Problem requirements » Go through the listing beneath this task and return every line that carries the string "chart".

==*==

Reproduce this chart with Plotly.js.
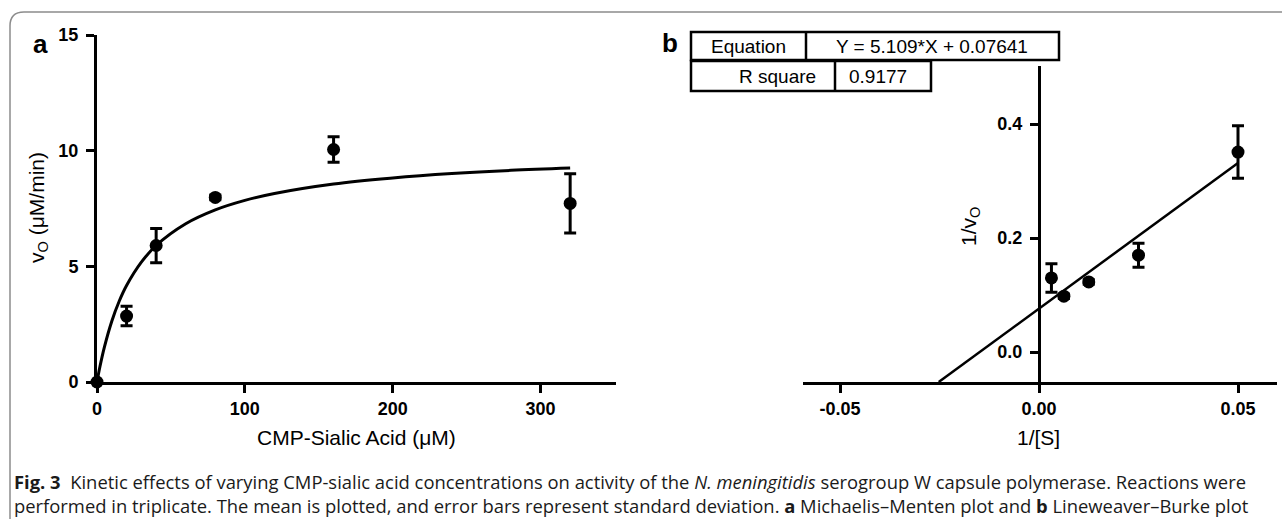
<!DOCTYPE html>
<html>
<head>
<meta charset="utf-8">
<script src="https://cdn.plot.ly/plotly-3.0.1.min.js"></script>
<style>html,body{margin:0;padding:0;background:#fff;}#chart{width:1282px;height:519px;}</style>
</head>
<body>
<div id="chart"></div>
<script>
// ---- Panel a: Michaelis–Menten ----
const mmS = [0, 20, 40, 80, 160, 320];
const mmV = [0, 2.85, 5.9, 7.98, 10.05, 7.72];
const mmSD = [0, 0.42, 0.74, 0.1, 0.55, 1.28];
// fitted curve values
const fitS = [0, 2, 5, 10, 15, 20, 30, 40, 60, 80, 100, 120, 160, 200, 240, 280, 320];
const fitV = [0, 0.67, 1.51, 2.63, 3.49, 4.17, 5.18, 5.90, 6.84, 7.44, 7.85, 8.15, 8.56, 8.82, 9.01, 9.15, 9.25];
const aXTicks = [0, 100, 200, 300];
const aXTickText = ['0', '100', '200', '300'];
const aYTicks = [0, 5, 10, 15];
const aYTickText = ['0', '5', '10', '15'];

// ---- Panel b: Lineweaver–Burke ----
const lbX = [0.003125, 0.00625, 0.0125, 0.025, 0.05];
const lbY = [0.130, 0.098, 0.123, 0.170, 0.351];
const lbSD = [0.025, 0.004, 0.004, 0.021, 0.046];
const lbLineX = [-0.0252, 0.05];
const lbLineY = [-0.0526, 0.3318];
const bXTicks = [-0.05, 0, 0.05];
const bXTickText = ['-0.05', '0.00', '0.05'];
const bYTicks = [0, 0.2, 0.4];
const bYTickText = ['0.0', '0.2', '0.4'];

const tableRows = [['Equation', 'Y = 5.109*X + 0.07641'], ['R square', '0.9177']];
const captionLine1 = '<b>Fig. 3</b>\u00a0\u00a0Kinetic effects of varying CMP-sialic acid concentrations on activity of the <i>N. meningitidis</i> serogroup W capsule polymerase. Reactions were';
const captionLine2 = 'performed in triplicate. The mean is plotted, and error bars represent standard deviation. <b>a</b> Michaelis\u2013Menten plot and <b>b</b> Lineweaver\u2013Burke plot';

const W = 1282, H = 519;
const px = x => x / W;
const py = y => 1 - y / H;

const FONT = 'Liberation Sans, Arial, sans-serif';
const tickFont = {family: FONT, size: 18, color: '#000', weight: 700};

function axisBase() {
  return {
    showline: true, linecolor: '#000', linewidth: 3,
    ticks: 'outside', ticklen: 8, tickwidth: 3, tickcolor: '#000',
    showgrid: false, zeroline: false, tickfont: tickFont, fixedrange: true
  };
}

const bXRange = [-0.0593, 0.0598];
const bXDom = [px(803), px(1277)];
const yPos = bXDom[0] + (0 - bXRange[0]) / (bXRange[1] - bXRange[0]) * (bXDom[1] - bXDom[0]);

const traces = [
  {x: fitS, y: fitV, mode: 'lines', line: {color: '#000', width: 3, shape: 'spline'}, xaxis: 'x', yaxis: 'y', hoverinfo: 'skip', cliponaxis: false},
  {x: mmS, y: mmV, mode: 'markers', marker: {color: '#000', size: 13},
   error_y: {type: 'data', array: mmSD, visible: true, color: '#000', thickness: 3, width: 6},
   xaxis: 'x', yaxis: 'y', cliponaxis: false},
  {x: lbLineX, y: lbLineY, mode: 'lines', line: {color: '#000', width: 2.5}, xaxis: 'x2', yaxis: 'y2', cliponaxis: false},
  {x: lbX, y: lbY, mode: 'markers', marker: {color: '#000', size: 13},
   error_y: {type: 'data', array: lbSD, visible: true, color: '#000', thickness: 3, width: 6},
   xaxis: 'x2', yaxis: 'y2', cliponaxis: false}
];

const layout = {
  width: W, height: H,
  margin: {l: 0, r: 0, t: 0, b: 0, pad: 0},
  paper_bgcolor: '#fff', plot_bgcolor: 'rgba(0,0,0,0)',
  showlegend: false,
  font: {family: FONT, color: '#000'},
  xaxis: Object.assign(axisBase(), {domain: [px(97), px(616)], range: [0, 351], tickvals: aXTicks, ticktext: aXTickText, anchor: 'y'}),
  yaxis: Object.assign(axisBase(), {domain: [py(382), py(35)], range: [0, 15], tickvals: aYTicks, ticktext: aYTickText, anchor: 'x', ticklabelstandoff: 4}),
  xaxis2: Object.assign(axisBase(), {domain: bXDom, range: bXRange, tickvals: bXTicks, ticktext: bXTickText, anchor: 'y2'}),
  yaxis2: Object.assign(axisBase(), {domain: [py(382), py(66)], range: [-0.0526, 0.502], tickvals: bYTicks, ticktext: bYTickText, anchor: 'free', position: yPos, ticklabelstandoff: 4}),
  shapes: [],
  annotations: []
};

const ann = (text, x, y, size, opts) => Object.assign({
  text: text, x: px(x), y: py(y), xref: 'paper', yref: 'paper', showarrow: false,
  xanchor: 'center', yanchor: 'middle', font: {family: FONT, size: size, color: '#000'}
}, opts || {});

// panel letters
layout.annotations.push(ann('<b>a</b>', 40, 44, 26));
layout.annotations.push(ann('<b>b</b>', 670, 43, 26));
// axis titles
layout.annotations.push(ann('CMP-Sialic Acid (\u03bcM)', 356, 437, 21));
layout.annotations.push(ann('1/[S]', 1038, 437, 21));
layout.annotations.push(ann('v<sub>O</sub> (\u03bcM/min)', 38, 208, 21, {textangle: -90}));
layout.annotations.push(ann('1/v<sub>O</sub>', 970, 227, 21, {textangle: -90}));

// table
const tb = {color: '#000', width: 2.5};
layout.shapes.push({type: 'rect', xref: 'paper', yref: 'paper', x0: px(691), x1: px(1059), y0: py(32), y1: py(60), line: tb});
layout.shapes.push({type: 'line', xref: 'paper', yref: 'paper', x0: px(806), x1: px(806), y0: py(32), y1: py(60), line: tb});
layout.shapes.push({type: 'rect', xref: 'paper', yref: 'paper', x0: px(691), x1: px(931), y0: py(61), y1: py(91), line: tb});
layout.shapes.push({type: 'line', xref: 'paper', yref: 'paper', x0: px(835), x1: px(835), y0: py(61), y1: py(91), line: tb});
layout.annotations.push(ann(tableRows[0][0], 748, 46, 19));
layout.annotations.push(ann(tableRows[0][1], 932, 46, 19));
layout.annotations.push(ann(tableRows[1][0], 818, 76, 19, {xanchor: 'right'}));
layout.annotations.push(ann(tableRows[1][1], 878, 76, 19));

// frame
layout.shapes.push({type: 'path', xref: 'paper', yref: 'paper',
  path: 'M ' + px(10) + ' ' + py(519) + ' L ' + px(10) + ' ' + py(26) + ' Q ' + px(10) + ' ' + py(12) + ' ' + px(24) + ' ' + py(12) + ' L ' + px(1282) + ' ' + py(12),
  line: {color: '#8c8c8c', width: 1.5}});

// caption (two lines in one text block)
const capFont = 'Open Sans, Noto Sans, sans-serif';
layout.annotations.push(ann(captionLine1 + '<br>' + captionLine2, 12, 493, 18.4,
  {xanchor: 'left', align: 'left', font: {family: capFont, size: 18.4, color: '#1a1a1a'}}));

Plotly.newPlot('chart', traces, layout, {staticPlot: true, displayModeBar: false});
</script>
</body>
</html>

==*==

Right answer »
Reproduce this chart with Plotly.js.
<style>html,body{margin:0;padding:0;background:#fff;}#chart{width:1282px;height:519px;}</style>
<div id="chart"></div>
Plotly.newPlot('chart', traces, layout, {staticPlot: true, displayModeBar: false});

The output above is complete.